Windows – Continuing failovers on production server

clusteringwindows

At least a few times a day, my main production server has recently begun failing over. Only, the quorum doesn't move to the other node.

I ran the validation report, and got a lot of info I don't understand. It is an HP ProLiant BL680c G5. Some of the info in the report that I'm wondering about:

Degraded:
HpCISSs
HP MPIO DSM for EVA4x00/6x00/8x00 family of Disk Arrays
Link-Layer Topology Discovery Mapper I/O Driver
Mount Point Manager

Those are just a few. I'm not so worried about "errors", but "degraded" seems to imply that it should be running but isn't doing so well.

System details:
sql - 10.50.4000.0
Windows - Windows NT - 64 Bit

It really is going to be awful if it IS an MPIO issue. That has happened many times, and the DBA team has been accused of modifying the settings! I'm the team lead, and even I have no idea what half of this means (I know what MPIO is, and I recognize all the SAN stuff, but troubleshooting? Nah.)

Interesting new information – right before this began happening, we updated the Firewall Service Module, and rebooted the core switches.

I'm thinking there are settings which don't have the correct defaults?

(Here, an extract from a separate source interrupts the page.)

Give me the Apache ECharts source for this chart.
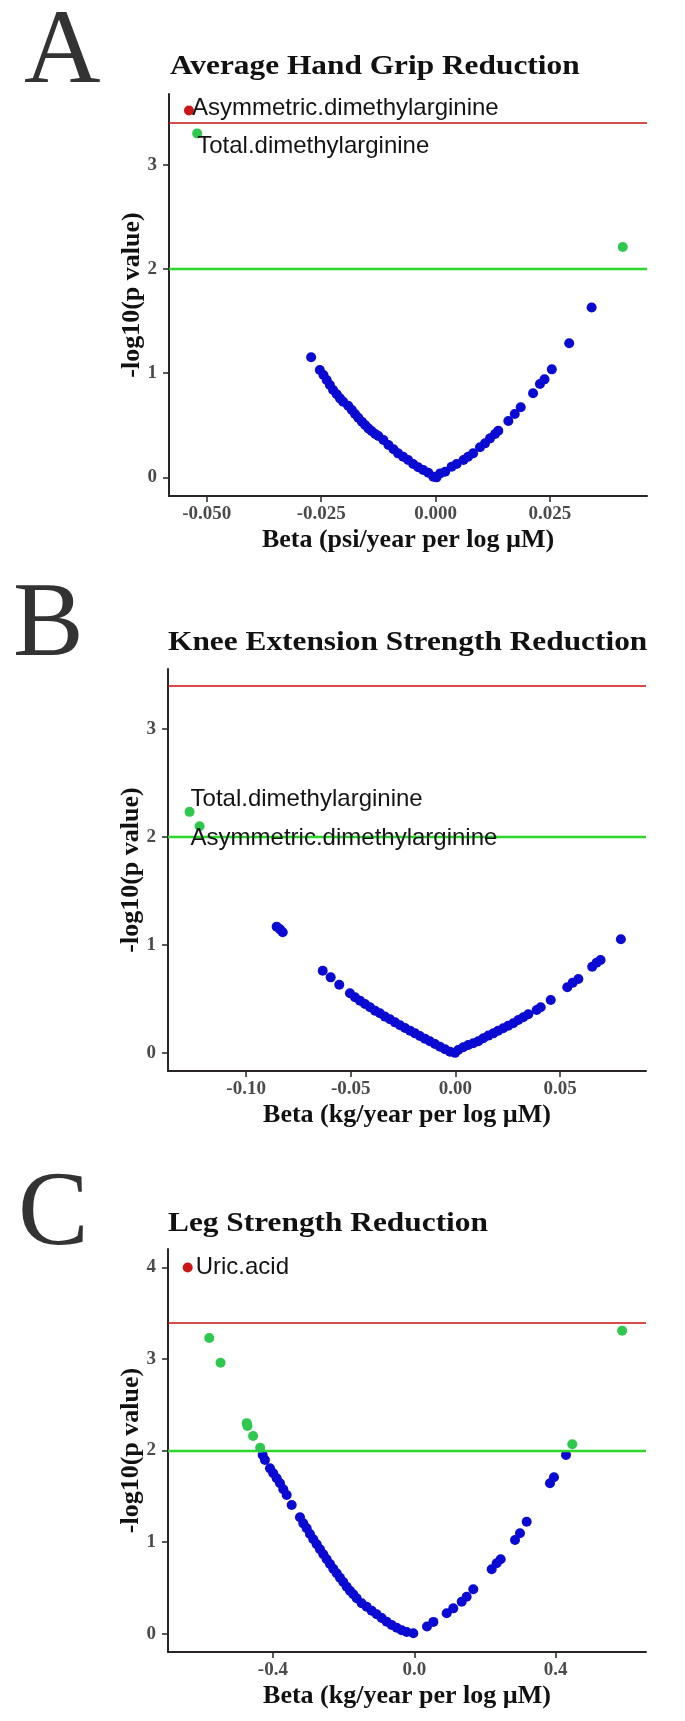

Logged during the failover:

Cluster Agent: The cluster resource FileServer-(server)(Cluster Disk 1) has failed. [SNMP TRAP: 15006 in CPQCLUS.MIB]" "Cluster Agent: The cluster resource SQL Server Agent has become degraded. [SNMP TRAP: 15005 in CPQCLUS.MIB]" "Cluster Agent: The cluster resource SQL Server has become degraded. [SNMP TRAP: 15005 in CPQCLUS.MIB]" "Cluster Agent: The cluster resource Analysis Services has become degraded. [SNMP TRAP: 15005 in CPQCLUS.MIB]" "Cluster Agent: The cluster resource FileServer-(servername)(Cluster Disk 4) has failed. [SNMP TRAP: 15006 in CPQCLUS.MIB]"

it is really odd, because there aren't a lot of error messages. the only real info I have is from the validation report. Disks 1-4 always fail, but not logged in the same order, and then the quorum just stays on the node it is on.

After speaking with the network guy, he thinks that perhaps when the core switch was rebooted, it affected the preferred routes for the NICs. He's going to clean things up a bit this weekend (removing the file shares and recreating them) and we'll see where we are. The adding/removing didn't work. It failed over yesterday evening.

We are using fiber channel to connect between the servers and the storage array. We just patched Windows (using Shavlik) and now we have the same issue. I'm starting to wonder if it is some default setting in MPIO that keeps returning.

Best Answer

I'm not familiar with this particular error but I've encountered situations when a two-node cluster had multiple failovers due to MPIO issues with the SAN LUNs. More often than not, it was resolved by updating HBA drivers.

One other thing to look for is to ensure that the disk dependencies are properly set. The SQL Server service should be dependent on all that disks that are hosting the DB files and the backups as well as the disk with the drive letter acting as the mountpoint host. I've run into a few hosts where a missing disk dependency caused a disk to go offline before SQL could close out the DB files.